I feel for you, but it doesn’t have to be so hard! I was having feeding issues with my daughter, and as a doctor I thought I was supposed to have all the answers. I got clued in to Ellyn Satter, and it has saved me so much heart-ache. Check out CHild of Mine for inspiration. (No, I don’t get any money from Ellyn Satter…) I think if you can think of it in terms of your job and her job, the anxiety and frustration will go away. Your job is to put the food on the table (which it sounds like you are doing a great job with,) hers is to decide if she wants to eat it or not. Sounds simple, but it is hard work. Planning, feeding with structure, saying no to grazing, and sitting on your hands and not commenting when she eats only a few bites, or none, or alot at a meal or snack. Toddlers eat very erratically, and all our worry about controlling portions, or “getting veggies in,” our feeding with an agenda backfires. I know my personal anxiety was high (for goodness sake, you’re at the table 5 times a day with a toddler!) to almost nothing. I quit medicine and now lecture to parents and doctors, and coach families about feeding difficulties because it made MY life so much better. Check out Ellyn Satter’s stuff, I hope it helps! My daughter, now 3 1/2 eats most foods, and has left the pickiness behind. Trust that your child will grow up to eat like you do if you don’t pressure or cajole. Good luck!

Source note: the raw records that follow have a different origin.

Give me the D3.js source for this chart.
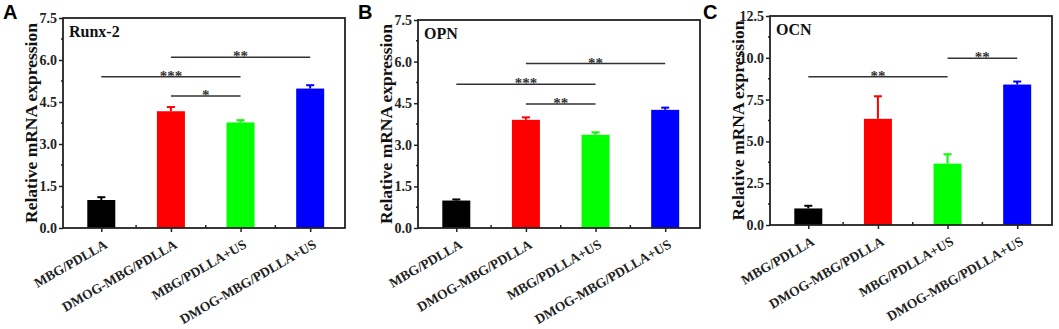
<!DOCTYPE html>
<html>
<head>
<meta charset="utf-8">
<script src="https://cdn.jsdelivr.net/npm/d3@7"></script>
<style>
  body { margin: 0; background: #fff; }
  svg { display: block; }
</style>
</head>
<body>
<div id="chart"></div>
<script>
const categories = ['MBG/PDLLA', 'DMOG-MBG/PDLLA', 'MBG/PDLLA+US', 'DMOG-MBG/PDLLA+US']
const barColors = ['#000000', '#ff0000', '#00ff00', '#0000ff']

const runx2Mean = [1.0, 4.17, 3.77, 4.98]
const runx2Err = [0.1, 0.15, 0.08, 0.12]
const opnMean = [0.99, 3.9, 3.36, 4.26]
const opnErr = [0.04, 0.09, 0.09, 0.08]
const ocnMean = [0.99, 6.35, 3.67, 8.4]
const ocnErr = [0.16, 1.35, 0.56, 0.18]

const runx2Ticks = [0, 1.5, 3.0, 4.5, 6.0, 7.5]
const opnTicks = [0, 1.5, 3.0, 4.5, 6.0, 7.5]
const ocnTicks = [0, 2.5, 5.0, 7.5, 10.0, 12.5]

// significance brackets: [from index, to index, y value, label]
const runx2Sig = [[1, 3, 6.1, '**'], [0, 2, 5.4, '***'], [1, 2, 4.71, '*']]
const opnSig = [[1, 3, 5.93, '**'], [0, 2, 5.18, '***'], [1, 2, 4.47, '**']]
const ocnSig = [[0, 2, 8.87, '**'], [2, 3, 9.98, '**']]

const width = 1059
const height = 329
const serif = '"Liberation Serif", "Times New Roman", serif'

const svg = d3.select('#chart').append('svg')
  .attr('width', width)
  .attr('height', height)

const panels = [
  { letter: 'A', lx: 3, title: 'Runx-2', mean: runx2Mean, err: runx2Err, ticks: runx2Ticks, sig: runx2Sig,
    left: 63, right: 345, top: 18, bottom: 228 },
  { letter: 'B', lx: 358, title: 'OPN', mean: opnMean, err: opnErr, ticks: opnTicks, sig: opnSig,
    left: 418, right: 700, top: 20, bottom: 228 },
  { letter: 'C', lx: 703, title: 'OCN', mean: ocnMean, err: ocnErr, ticks: ocnTicks, sig: ocnSig,
    left: 770, right: 1052, top: 16, bottom: 225 }
]

const drawPanel = p => {
  const g = svg.append('g')
  const ymax = p.ticks[p.ticks.length - 1]
  const step = p.ticks[1] - p.ticks[0]

  const x = d3.scaleLinear()
    .domain([0.45, 4.5])
    .range([p.left, p.right])

  const y = d3.scaleLinear()
    .domain([0, ymax])
    .range([p.bottom, p.top])

  const barW = 28
  const data = categories.map((c, i) => ({ c, i, v: p.mean[i], e: p.err[i], color: barColors[i] }))

  // bars
  g.selectAll('rect.bar').data(data).join('rect')
    .attr('class', 'bar')
    .attr('x', d => x(d.i + 1) - barW / 2)
    .attr('width', barW)
    .attr('y', d => y(d.v))
    .attr('height', d => y(0) - y(d.v))
    .attr('fill', d => d.color)

  // error bars (upper only)
  g.selectAll('line.err').data(data).join('line')
    .attr('class', 'err')
    .attr('x1', d => x(d.i + 1)).attr('x2', d => x(d.i + 1))
    .attr('y1', d => y(d.v)).attr('y2', d => y(d.v + d.e))
    .attr('stroke', d => d.color)
    .attr('stroke-width', 2)
  g.selectAll('line.cap').data(data).join('line')
    .attr('class', 'cap')
    .attr('x1', d => x(d.i + 1) - 4).attr('x2', d => x(d.i + 1) + 4)
    .attr('y1', d => y(d.v + d.e)).attr('y2', d => y(d.v + d.e))
    .attr('stroke', d => d.color)
    .attr('stroke-width', 2)

  // significance lines
  const sg = g.selectAll('g.sig').data(p.sig).join('g').attr('class', 'sig')
  sg.append('line')
    .attr('x1', d => x(d[0] + 1)).attr('x2', d => x(d[1] + 1))
    .attr('y1', d => y(d[2])).attr('y2', d => y(d[2]))
    .attr('stroke', '#333')
    .attr('stroke-width', 1.5)
  sg.append('text')
    .attr('x', d => (x(d[0] + 1) + x(d[1] + 1)) / 2)
    .attr('y', d => y(d[2]) + 4)
    .attr('text-anchor', 'middle')
    .attr('font-family', serif)
    .attr('font-weight', 'bold')
    .attr('font-size', 15)
    .attr('fill', '#333')
    .text(d => d[3])

  // y axis
  const yAxis = d3.axisLeft(y)
    .tickValues(p.ticks)
    .tickSize(4)
    .tickPadding(2)
    .tickFormat(d3.format('.1f'))
  g.append('g')
    .attr('transform', `translate(${p.left},0)`)
    .call(yAxis)
    .call(a => a.select('.domain').remove())
    .call(a => a.selectAll('line').attr('stroke', '#222').attr('stroke-width', 1.5))
    .call(a => a.selectAll('text')
      .attr('font-family', serif).attr('font-weight', 'bold').attr('font-size', 14).attr('fill', '#222'))

  // minor y ticks
  const minorY = p.ticks.slice(0, -1).map(t => t + step / 2)
  g.selectAll('line.minory').data(minorY).join('line')
    .attr('class', 'minory')
    .attr('x1', p.left - 2).attr('x2', p.left)
    .attr('y1', d => y(d)).attr('y2', d => y(d))
    .attr('stroke', '#222').attr('stroke-width', 1.5)

  // x axis ticks
  const xAxis = d3.axisBottom(x)
    .tickValues([1, 2, 3, 4])
    .tickSize(4)
    .tickFormat('')
  g.append('g')
    .attr('transform', `translate(0,${p.bottom})`)
    .call(xAxis)
    .call(a => a.select('.domain').remove())
    .call(a => a.selectAll('line').attr('stroke', '#222').attr('stroke-width', 1.5))

  // minor x ticks (inward)
  g.selectAll('line.minorx').data([1.5, 2.5, 3.5]).join('line')
    .attr('class', 'minorx')
    .attr('x1', d => x(d)).attr('x2', d => x(d))
    .attr('y1', p.bottom).attr('y2', p.bottom - 3)
    .attr('stroke', '#222').attr('stroke-width', 1.5)

  // x labels
  g.selectAll('text.xl').data(data).join('text')
    .attr('class', 'xl')
    .attr('transform', d => `translate(${x(d.i + 1) + 7},${p.bottom + 19}) rotate(-30)`)
    .attr('text-anchor', 'end')
    .attr('font-family', serif)
    .attr('font-weight', 'bold')
    .attr('font-size', 13.5)
    .attr('fill', '#222')
    .text(d => d.c)

  // frame
  g.append('rect')
    .attr('x', p.left).attr('y', p.top)
    .attr('width', p.right - p.left).attr('height', p.bottom - p.top)
    .attr('fill', 'none')
    .attr('stroke', '#222')
    .attr('stroke-width', 1.8)

  // y label
  g.append('text')
    .attr('transform', `translate(${p.left - 26},${(p.top + p.bottom) / 2}) rotate(-90)`)
    .attr('text-anchor', 'middle')
    .attr('font-family', serif)
    .attr('font-weight', 'bold')
    .attr('font-size', 17.5)
    .attr('fill', '#111')
    .text('Relative mRNA expression')

  // panel title
  g.append('text')
    .attr('x', p.left + 6).attr('y', p.top + 19)
    .attr('font-family', serif)
    .attr('font-weight', 'bold')
    .attr('font-size', 16)
    .attr('fill', '#111')
    .text(p.title)

  // panel letter
  svg.append('text')
    .attr('x', p.lx).attr('y', 19)
    .attr('font-family', '"Liberation Sans", Arial, sans-serif')
    .attr('font-weight', 'bold')
    .attr('font-size', 20)
    .attr('fill', '#000')
    .text(p.letter)
}

panels.forEach(drawPanel)
</script>
</body>
</html>
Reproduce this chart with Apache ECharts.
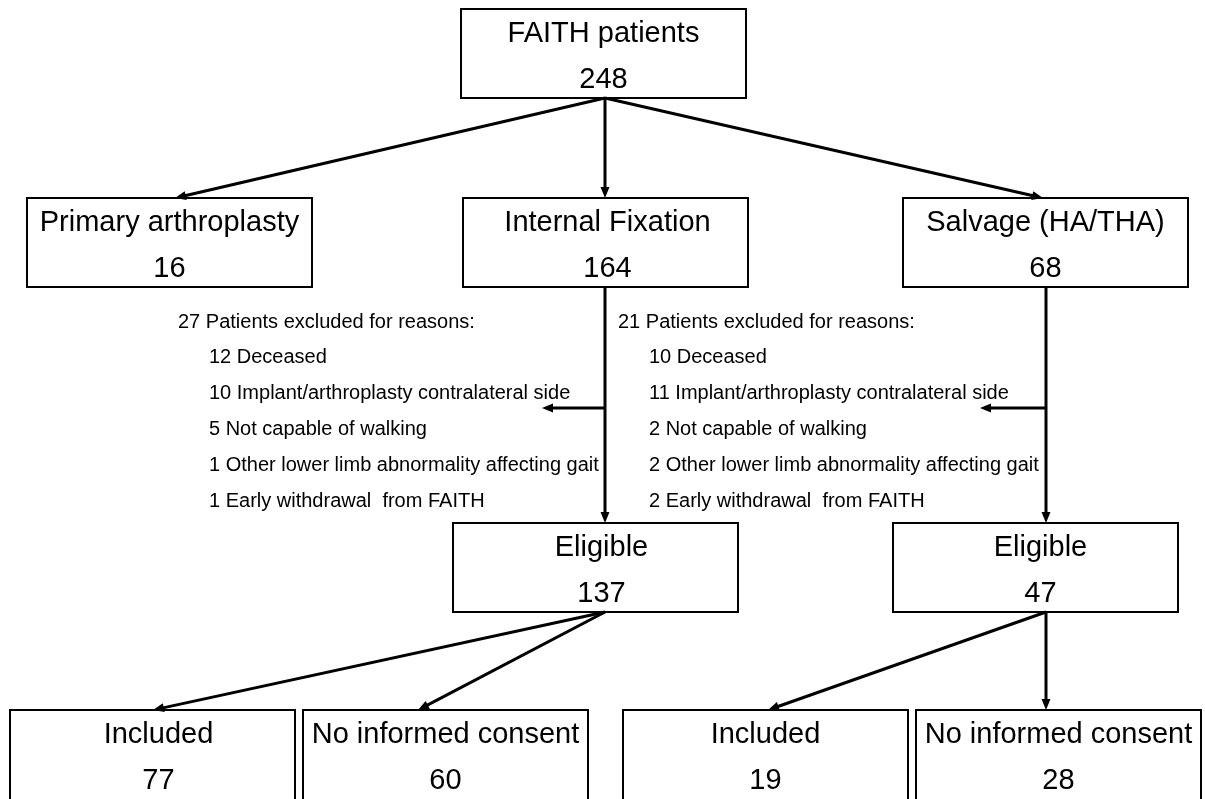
<!DOCTYPE html>
<html>
<head>
<meta charset="utf-8">
<script src="https://cdn.jsdelivr.net/npm/echarts@6/dist/echarts.min.js"></script>
<style>
html,body{margin:0;padding:0;background:#fff;}
#chart{width:1205px;height:799px;}
</style>
</head>
<body>
<div id="chart"></div>
<script>
// ---- data ----
var boxTitles = ['FAITH patients','Primary arthroplasty','Internal Fixation','Salvage (HA/THA)','Eligible','Eligible','Included','No informed consent','Included','No informed consent'];
var boxCounts = [248, 16, 164, 68, 137, 47, 77, 60, 19, 28];
var exclusionLeftHeader = '27 Patients excluded for reasons:';
var exclusionLeftItems = ['12 Deceased','10 Implant/arthroplasty contralateral side','5 Not capable of walking','1 Other lower limb abnormality affecting gait','1 Early withdrawal  from FAITH'];
var exclusionRightHeader = '21 Patients excluded for reasons:';
var exclusionRightItems = ['10 Deceased','11 Implant/arthroplasty contralateral side','2 Not capable of walking','2 Other lower limb abnormality affecting gait','2 Early withdrawal  from FAITH'];

// ---- layout (positions in page pixels, mapped through hidden axes) ----
var BOX_W = 285, BOX_H = 89;
var boxLayout = [
  [461, 9, 0], [27, 198, 0], [463, 198, 2], [903, 198, 0],
  [453, 523, 6], [893, 523, 5],
  [10, 710, 6], [303, 710, 0], [623, 710, 0], [916, 710, 0]
];
var arrowLayout = [
  [605, 98, 175, 198], [605, 98, 605, 198], [605, 98, 1043, 198],
  [605, 287, 605, 523], [605, 408, 542, 408],
  [1046, 287, 1046, 523], [1046, 408, 980, 408],
  [605, 612, 153, 710], [605, 612, 418, 710],
  [1046, 612, 768, 710], [1046, 612, 1046, 710]
];
var textBlocks = [
  {x: 178, ix: 209, y: 322, header: exclusionLeftHeader, items: exclusionLeftItems},
  {x: 618, ix: 649, y: 322, header: exclusionRightHeader, items: exclusionRightItems}
];
var LINE_STEP = 35.8;

var FONT = '"Liberation Sans", Arial, sans-serif';

var chart = echarts.init(document.getElementById('chart'));

var boxData = boxLayout.map(function (b, i) { return [b[0], b[1], i]; });
var arrowData = arrowLayout.map(function (a) { return a.slice(); });
var textData = [];
textBlocks.forEach(function (blk) {
  textData.push([blk.x, blk.y, blk.header]);
  blk.items.forEach(function (it, k) {
    textData.push([blk.ix, blk.y + LINE_STEP * (k + 1), it]);
  });
});

var option = {
  animation: false,
  backgroundColor: '#ffffff',
  grid: {left: 0, right: 0, top: 0, bottom: 0},
  xAxis: {type: 'value', min: 0, max: 1205, show: false},
  yAxis: {type: 'value', min: 0, max: 799, inverse: true, show: false},
  series: [
    {
      type: 'custom',
      coordinateSystem: 'cartesian2d',
      clip: false,
      data: boxData,
      encode: {x: 0, y: 1},
      renderItem: function (params, api) {
        var i = api.value(2);
        var p0 = api.coord([api.value(0), api.value(1)]);
        var p1 = api.coord([api.value(0) + BOX_W, api.value(1) + BOX_H + (i >= 6 ? 10 : 0)]);
        var dx = boxLayout[i][2];
        var cx = (p0[0] + p1[0]) / 2 + dx;
        var top = p0[1];
        return {
          type: 'group',
          children: [
            {type: 'rect', shape: {x: p0[0], y: p0[1], width: p1[0] - p0[0], height: p1[1] - p0[1]},
             style: {fill: '#ffffff', stroke: '#000000', lineWidth: 2}},
            {type: 'text', style: {text: boxTitles[i], x: cx, y: top + 25, align: 'center', verticalAlign: 'middle',
              fill: '#000000', font: '29px ' + FONT}},
            {type: 'text', style: {text: String(boxCounts[i]), x: cx, y: top + 71, align: 'center', verticalAlign: 'middle',
              fill: '#000000', font: '29px ' + FONT}}
          ]
        };
      }
    },
    {
      type: 'custom',
      coordinateSystem: 'cartesian2d',
      clip: false,
      data: arrowData,
      encode: {x: [0, 2], y: [1, 3]},
      renderItem: function (params, api) {
        var a = api.coord([api.value(0), api.value(1)]);
        var b = api.coord([api.value(2), api.value(3)]);
        var ang = Math.atan2(b[1] - a[1], b[0] - a[0]);
        var L = 11, W = 4.5;
        var ux = Math.cos(ang), uy = Math.sin(ang);
        var bx = b[0] - ux * L, by = b[1] - uy * L;
        return {
          type: 'group',
          children: [
            {type: 'line', shape: {x1: a[0], y1: a[1], x2: b[0] - ux * (L - 2), y2: b[1] - uy * (L - 2)},
             style: {stroke: '#000000', lineWidth: 3}},
            {type: 'polygon', shape: {points: [[b[0], b[1]], [bx - uy * W, by + ux * W], [bx + uy * W, by - ux * W]]},
             style: {fill: '#000000'}}
          ]
        };
      }
    },
    {
      type: 'custom',
      coordinateSystem: 'cartesian2d',
      clip: false,
      data: textData,
      encode: {x: 0, y: 1},
      renderItem: function (params, api) {
        var p = api.coord([api.value(0), api.value(1)]);
        return {type: 'text', style: {text: textData[params.dataIndex][2], x: p[0], y: p[1], align: 'left', verticalAlign: 'middle',
          fill: '#000000', font: '20px ' + FONT}};
      }
    }
  ]
};
chart.setOption(option);
</script>
</body>
</html>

I raised two daughters on kibbutz, with a communal dining room and meals in the childrens’ houses. The pressure was low, because I just added in as “extras” the healthy food that I prefer and the kids ate it fairly naturally. The same story started with my next set of kids – boys…. and then, about 4 years ago, the dining room of the kibbutz closed and I was faced with the age-old task of cooking for a family of 4-6 mouths…. true, the boys weren’t infants and we’ve always been low-maintenance on the food pushing, but I do find myself pressured to balance full-time work with the need and desire to provide healthy, nutritious food that they will deign to eat. Their father will eat leftovers, but the kids want something different every day! Yo, where did that come from?
In addition, I made the jump into organic veggies, much to the dismay of our budget. The up side is that my partner has planted an organic veggie garden to offset some of the high cost, and the kids help, a bit!